Mom does not approve of dads house. Smoke environment and he allows long work hours and not tuff on school grades. Nothing illegal, just disagree. But still better than a runaway.

Dad bribed child to live with him in moms view. Dad bought a car and is paying for insurance, title, tabs, repairs. Mom does not like car. Child has many tickets and court dates because of it. Dad does not pay any food expenses, shampoo, presents, clothing, entertainment, etc. for the child.

So my question is... Dad willingly got child to live with him. He is not paying for any of the childs expenses that would normally be considered to be used from a payment. Mom is using the payment for all of childs expenses besides anything associated with the car.

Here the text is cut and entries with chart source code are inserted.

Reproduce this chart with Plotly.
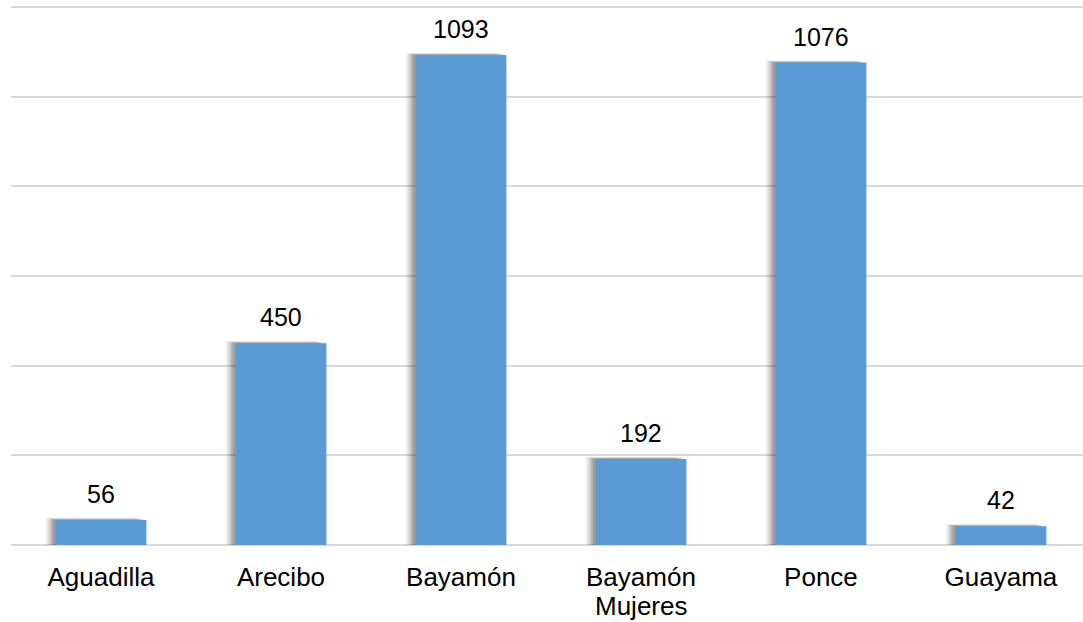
import plotly.graph_objects as go

categories = ["Aguadilla", "Arecibo", "Bayamón", "Bayamón\nMujeres", "Ponce", "Guayama"]
values = [56, 450, 1093, 192, 1076, 42]
x_pos = list(range(len(categories)))

bar_w = 0.505
fig = go.Figure()

# soft shadow layers (left/top)
shadow_layers = [(0.055, 5, 0.05), (0.045, 4, 0.07), (0.035, 3, 0.09), (0.025, 2, 0.11), (0.015, 1, 0.12)]
for dx, dy, alpha in shadow_layers:
    fig.add_trace(go.Bar(
        x=x_pos, y=[v + dy for v in values],
        width=bar_w, offset=-bar_w / 2 - dx,
        marker=dict(color=f"rgba(0,0,0,{alpha})", line=dict(width=0)),
        hoverinfo="skip", showlegend=False,
    ))

fig.add_trace(go.Bar(
    x=x_pos, y=values,
    width=bar_w, offset=-bar_w / 2,
    marker=dict(color="#5b9bd5", line=dict(width=0)),
    showlegend=False,
))

font = dict(family="Liberation Sans, Arial", size=25, color="#000000")
for xi, v in zip(x_pos, values):
    fig.add_annotation(x=xi, y=v, text=str(v), showarrow=False,
                       yanchor="bottom", yshift=10, font=font)

# first line of each category as tick label; further lines as tight annotations
first_lines = [c.split("\n")[0] for c in categories]
for xi, c in zip(x_pos, categories):
    for k, line in enumerate(c.split("\n")[1:], start=1):
        fig.add_annotation(x=xi, xref="x", y=0, yref="paper", text=line, showarrow=False,
                           yanchor="middle", yshift=-(32 + 29 * k),
                           font=dict(family="Liberation Sans, Arial", size=26, color="#000000"))

fig.update_layout(
    width=1083, height=622,
    margin=dict(l=11, r=0, t=5, b=77),
    paper_bgcolor="white", plot_bgcolor="white",
    barmode="overlay",
    font=font,
    xaxis=dict(range=[-0.5, 5.456], tickmode="array", tickvals=x_pos, ticktext=first_lines,
               showgrid=False, zeroline=False, showline=False, ticks="",
               automargin=False, ticklabelstandoff=14,
               tickfont=dict(size=26, color="#000000")),
    yaxis=dict(range=[0, 1204.5], tickmode="array", tickvals=[200, 400, 600, 800, 1000, 1200],
               showgrid=True, gridcolor="#d9d9d9", gridwidth=1.5,
               zeroline=True, zerolinecolor="#d9d9d9", zerolinewidth=1.5,
               showticklabels=False, ticks="", automargin=False),
)

fig.write_html("out.html", config={"displayModeBar": False},
               post_script="document.body.style.margin='0';")
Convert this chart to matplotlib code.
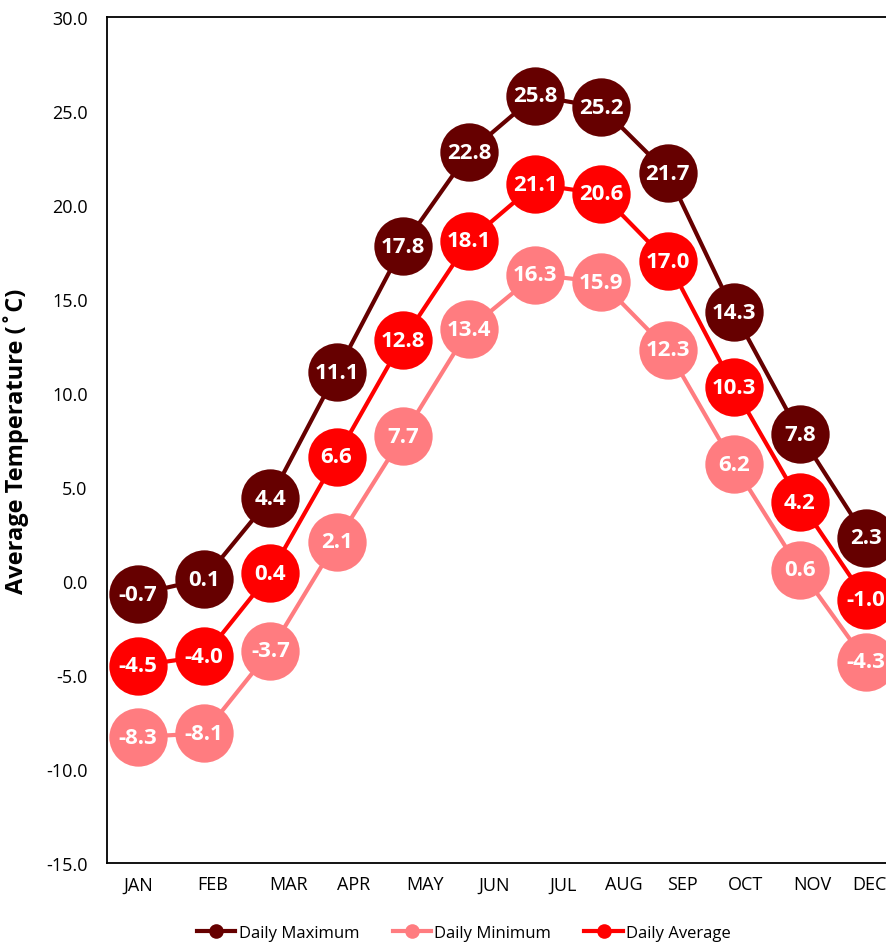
import matplotlib
matplotlib.use("Agg")
import matplotlib.pyplot as plt

months = ["JAN", "FEB", "MAR", "APR", "MAY", "JUN", "JUL", "AUG", "SEP", "OCT", "NOV", "DEC"]
daily_max = [-0.7, 0.1, 4.4, 11.1, 17.8, 22.8, 25.8, 25.2, 21.7, 14.3, 7.8, 2.3]
daily_min = [-8.3, -8.1, -3.7, 2.1, 7.7, 13.4, 16.3, 15.9, 12.3, 6.2, 0.6, -4.3]
daily_avg = [-4.5, -4.0, 0.4, 6.6, 12.8, 18.1, 21.1, 20.6, 17.0, 10.3, 4.2, -1.0]
y_ticks = [-15, -10, -5, 0, 5, 10, 15, 20, 25, 30]
# label placement offsets (as in the original, labels are slightly shifted)
label_pos = [0, 1.13, 2.27, 3.25, 4.34, 5.38, 6.42, 7.34, 8.23, 9.17, 10.18, 11.05]

plt.rcParams['font.family'] = ['Open Sans', 'DejaVu Sans']

fig = plt.figure(figsize=(8.87, 9.45), dpi=100)
ax = fig.add_axes([107/887, 1-864/945, 1-107/887, (864-18)/945])

x = list(range(len(months)))
series = [
    ("Daily Maximum", daily_max, "#660000"),
    ("Daily Minimum", daily_min, "#FF7C80"),
    ("Daily Average", daily_avg, "#FF0000"),
]
for i, (name, vals, col) in enumerate(series):
    ax.plot(x, vals, color=col, lw=3, marker="o", markersize=42,
            markeredgewidth=0, label=name, zorder=2 + i, clip_on=False)
    for xi, v in zip(x, vals):
        ax.text(xi, v, f"{v:.1f}", ha="center", va="center", color="white",
                fontsize=16, fontweight="bold", zorder=10 + i)

ax.set_xlim(-31/66.2, 749/66.2)
ax.set_ylim(-15, 30)
ax.set_yticks(y_ticks)
ax.set_yticklabels([f"{t:.1f}" for t in y_ticks], fontsize=13)
ax.set_xticks(label_pos)
ax.set_xticklabels(months, fontsize=13)
ax.tick_params(length=0, pad=9)
ax.tick_params(axis='y', pad=14)
ax.spines['right'].set_visible(False)
for s in ['left', 'top', 'bottom']:
    ax.spines[s].set_linewidth(1.3)
ax.set_ylabel("Average Temperature (˚C)", fontsize=17, fontweight="bold", labelpad=12)

handles, labels = ax.get_legend_handles_labels()
leg = fig.legend(handles, labels, loc="center", bbox_to_anchor=(464/887, 1-934/945),
                 ncol=3, frameon=False, fontsize=12, handlelength=2.3,
                 handletextpad=0.2, columnspacing=2.0, markerscale=0.25)

fig.savefig("out.png", dpi=100)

Does dad have a case to get child support removed?

Does mom start to pay dad child support?

If dad gets child support removed but does not spend the money on the child, does the mom go back to court. Dad has a long history, not just post divorce, of not spending money on the child unless forced to such as with a support payment. Mom does not want a situation that child still comes to her for all the expenses but dad does not share in costs.
 


Zigner

Senior Member, Non-Attorney
In the end, no one knows how the courts will decide.

See https://forum.freeadvice.com/showthread.php?t=407858 for your answers.
 

proud_parent

Senior Member
Zigner was correct. No one here knows, and our resident crystal ball stormed off muttering something about "going to live where I'm appreciated". ;)

But I'll play along, if it will bring this sad saga to an end.

Does dad have a case to get child support removed?
Yes. From what you've posted, a very good one. Perhaps an even better one if he hires an attorney.

Does mom start to pay dad child support?
Yes, if the court orders her to. Unless she wants to risk being held in contempt.
If mom's curious to know how much, have her Google for a Minnesota child support calculator.

If dad gets child support removed but does not spend the money on the child, does the mom go back to court.
I don't know...DOES she? How 'bout we wait for you to come back and tell us, OK?

SHOULD she? No, not unless she doesn't mind looking like a dang fool to the judge. The obligor does not get to dictate how the obligee spends the money.